« C’est arrivé au gré du courant, en ondulant, comme un entrelacs d’herbes. Elle était belle, d’une pâle beauté (…) et ressemblait à quelque superbe champignon d’eau blanc… » Avec cette image poétique d’un corps de femme à la dérive, c’est la mort qui ouvre l’histoire de Young Adam, et le terme « désagrégation » qui l’achève.

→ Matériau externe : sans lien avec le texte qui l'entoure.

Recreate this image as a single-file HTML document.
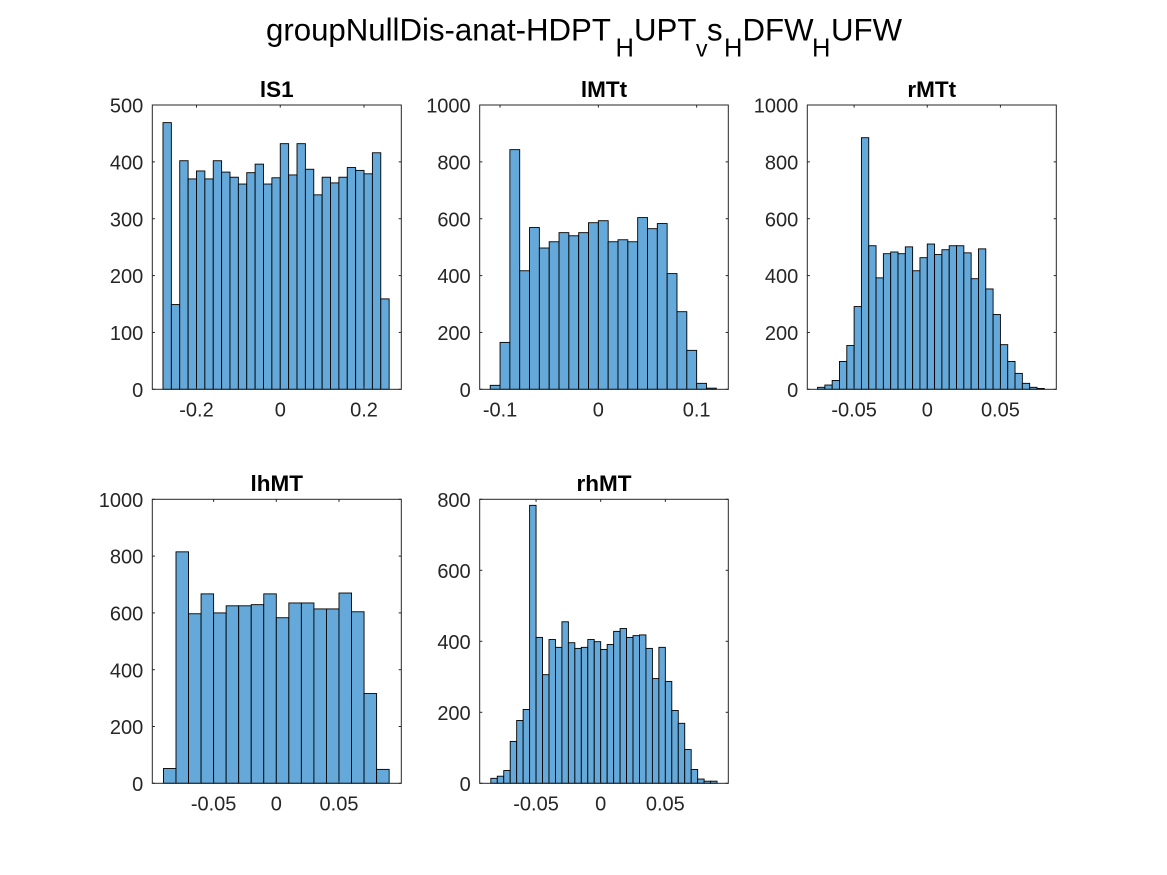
<!DOCTYPE html>
<html>
<head>
<meta charset="utf-8">
<title>groupNullDis-anat</title>
<style>
html,body{margin:0;padding:0;background:#fff;}
svg{display:block;}
text{font-family:"Liberation Sans",sans-serif;}
</style>
</head>
<body>
<svg id="fig" xmlns="http://www.w3.org/2000/svg" width="1167" height="875" viewBox="0 0 1167 875">
<text y="40.5" font-size="31.2" fill="#000"><tspan x="266">groupNullDis-anat-HDPT</tspan><tspan x="615.5" y="56.5" font-size="25.5">H</tspan><tspan x="634" y="40.5">UPT</tspan><tspan x="696" y="56.5" font-size="23">v</tspan><tspan x="707" y="40.5">s</tspan><tspan x="724" y="56.5" font-size="25.5">H</tspan><tspan x="742.5" y="40.5">DFW</tspan><tspan x="812" y="56.5" font-size="25.5">H</tspan><tspan x="831" y="40.5">UFW</tspan></text>
</svg>
<script>
const lS1Counts = [469,149,402,370,384,370,402,382,373,361,381,396,361,372,432,377,432,387,342,373,363,373,390,385,379,416,159];
const lMTtCounts = [14,165,843,417,569,497,519,551,540,551,586,593,519,526,519,604,565,583,407,273,137,21,4];
const rMTtCounts = [7,15,31,98,154,291,885,505,392,477,483,477,501,417,463,511,474,491,505,505,480,389,494,353,263,157,98,56,21,7,3];
const lhMTCounts = [52,815,597,667,600,625,625,629,667,583,635,635,614,614,670,604,316,49];
const rhMTCounts = [14,20,36,118,177,208,783,411,306,405,383,455,396,380,383,405,399,377,391,428,436,411,416,418,380,295,383,287,205,169,95,39,12,6,6];

const lS1Bins = [-0.28, 0.02];
const lMTtBins = [-0.11, 0.01];
const rMTtBins = [-0.075, 0.005];
const lhMTBins = [-0.09, 0.01];
const rhMTBins = [-0.085, 0.005];

const lS1XLim = [-0.3055, 0.289];
const lMTtXLim = [-0.1207, 0.1322];
const rMTtXLim = [-0.082, 0.0882];
const lhMTXLim = [-0.0989, 0.0997];
const rhMTXLim = [-0.0936, 0.0987];

const lS1XTicks = [-0.2, 0, 0.2];
const lMTtXTicks = [-0.1, 0, 0.1];
const rMTtXTicks = [-0.05, 0, 0.05];
const lhMTXTicks = [-0.05, 0, 0.05];
const rhMTXTicks = [-0.05, 0, 0.05];

const lS1YTicks = [0, 100, 200, 300, 400, 500];
const lMTtYTicks = [0, 200, 400, 600, 800, 1000];
const rMTtYTicks = [0, 200, 400, 600, 800, 1000];
const lhMTYTicks = [0, 200, 400, 600, 800, 1000];
const rhMTYTicks = [0, 200, 400, 600, 800];

const panelTitles = ["lS1", "lMTt", "rMTt", "lhMT", "rhMT"];
const panelCounts = [lS1Counts, lMTtCounts, rMTtCounts, lhMTCounts, rhMTCounts];
const panelBins = [lS1Bins, lMTtBins, rMTtBins, lhMTBins, rhMTBins];
const panelXLims = [lS1XLim, lMTtXLim, rMTtXLim, lhMTXLim, rhMTXLim];
const panelXTicks = [lS1XTicks, lMTtXTicks, rMTtXTicks, lhMTXTicks, rhMTXTicks];
const panelYTicks = [lS1YTicks, lMTtYTicks, rMTtYTicks, lhMTYTicks, rhMTYTicks];

const NS = "http://www.w3.org/2000/svg";
const fig = document.getElementById("fig");
const frames = [
  {l:152.3, r:401.3, t:105, b:389.3},
  {l:479.7, r:728.3, t:105, b:389.3},
  {l:807.3, r:1056.3, t:105, b:389.3},
  {l:152.3, r:401.3, t:499.3, b:783.3},
  {l:479.7, r:728.3, t:499.3, b:783.3}
];
const INK = "#262626";
const TICK_LEN = 2.6;

function make(tag, parent, attrs) {
  const n = document.createElementNS(NS, tag);
  for (const k in attrs) n.setAttribute(k, attrs[k]);
  parent.appendChild(n);
  return n;
}

panelTitles.forEach(function (title, i) {
  const f = frames[i];
  const counts = panelCounts[i];
  const bins = panelBins[i];
  const xlim = panelXLims[i];
  const xTicks = panelXTicks[i];
  const yTicks = panelYTicks[i];
  const ymax = yTicks[yTicks.length - 1];
  const xScale = function (v) { return f.l + (v - xlim[0]) / (xlim[1] - xlim[0]) * (f.r - f.l); };
  const yScale = function (v) { return f.b - v / ymax * (f.b - f.t); };

  const g = make("g", fig, {});
  
  

  counts.forEach(function (c, j) {
    const x0 = xScale(bins[0] + j * bins[1]);
    const x1 = xScale(bins[0] + (j + 1) * bins[1]);
    const bar = make("rect", g, {x: x0, y: yScale(c), width: x1 - x0, height: f.b - yScale(c), fill: "#64a9d9", stroke: "#000", "stroke-width": 0.9});
    
    
  });

  const box = make("rect", g, {x: f.l, y: f.t, width: f.r - f.l, height: f.b - f.t, fill: "none", stroke: INK, "stroke-width": 1});
  
  

  xTicks.forEach(function (v) {
    const x = xScale(v);
    const tb = make("line", g, {x1: x, x2: x, y1: f.b, y2: f.b - TICK_LEN, stroke: INK, "stroke-width": 1});
    
    
    const tt = make("line", g, {x1: x, x2: x, y1: f.t, y2: f.t + TICK_LEN, stroke: INK, "stroke-width": 1});
    
    
    const lab = make("text", g, {x: x, y: f.b + 27.3, "text-anchor": "middle", "font-size": 20, fill: INK});
    lab.textContent = String(v);
    
    
  });

  yTicks.forEach(function (v) {
    const y = yScale(v);
    const tl = make("line", g, {x1: f.l, x2: f.l + TICK_LEN, y1: y, y2: y, stroke: INK, "stroke-width": 1});
    
    
    const tr = make("line", g, {x1: f.r, x2: f.r - TICK_LEN, y1: y, y2: y, stroke: INK, "stroke-width": 1});
    
    
    const lab = make("text", g, {x: f.l - 9, y: y + 7.6, "text-anchor": "end", "font-size": 20, fill: INK});
    lab.textContent = String(v);
    
    
  });

  const t = make("text", g, {x: (f.l + f.r) / 2, y: f.t - 8.2, "text-anchor": "middle", "font-size": 22.5, "font-weight": "bold", fill: "#000"});
  t.textContent = title;
  
  
});
</script>
</body>
</html>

Dans l’entre-deux, au fil d’une confession marine, le lecteur cherche qui sont les monstres et qui sont les hommes dans cette histoire où la bassesse côtoie la sensualité la plus barbare.

C’est certainement l’enjeu de l’écriture d’Alexander Trocchi que de nous mener, sans effort, de certitudes en doutes, au gré d’une narration aussi calme et fluide que le cours de la péniche entre Édimbourg et Glasgow. Pas de remous ni de coups de théâtre, simplement des aveux dont la portée est aussi lente et implacable que les cercles concentriques sur l’eau, quand on y jette un galet. Ses personnages, atypiques, jettent le malaise tout autant qu’ils fascinent et ravissent notre entendement.

Joe le marinier n’est qu’une voix portée par le désir, désir des femmes qu’il aime avec de puissants abdomens et « une chair d’une qualité opaque et épaisse », désir de fuite irrépressible ou incapacité d’agir et de s’impliquer, à tel point qu’au moment où une femme se noie sous ses yeux c’est toujours le même sentiment d’irréalité qui le submerge. Joe, c’est Lucky Luke moins l’efficacité, Humphrey Bogart sans le costume trois pièces, un homme au mutisme séduisant à qui les femmes pardonnent tout, pourvu qu’il reste. Toujours « sur la route » pour relier les deux bouts d’une terre, il perpétue la tradition des bourlingueurs à la Kerouac, même si ce ne sont pas les hurlements des chacals qui le suivent, mais le rire sinistre d’une hyène.

On lui en veut à cet homme en marge d’être aussi libre, irresponsable, nonchalant. Et puis finalement on en veut à ces femmes lourdes et collantes qui tentent de le clouer à la maison, avec leurs sarcasmes et leur vulgarité. Mais moins peut-être qu’à la justice écossaise et à l’opinion publique vorace qui veulent un vrai coupable, une arme et du sang, un vrai crime quoi. Comme si tout cadavre impliquait un meurtrier, comme si une société ne pouvait supporter l’affront d’une mort accidentelle, inexplicable, surtout quand le cadavre est en tenue très légère.

Voici un livre où la voix douce du narrateur, qui laisse parfois filtrer une détresse insupportable, rappelle combien la réalité, telle qu’on nous la donne à vivre, est à peine croyable : « Pipée, contrefaçon… J’eus l’impression qu’ils voulaient que les choses s’ajustent comme un homme veut croire en Dieu » s’insurge le narrateur – ou l’auteur, recherché par la police de New York et mort d’une overdose en 1984. Un homme « inajustable ».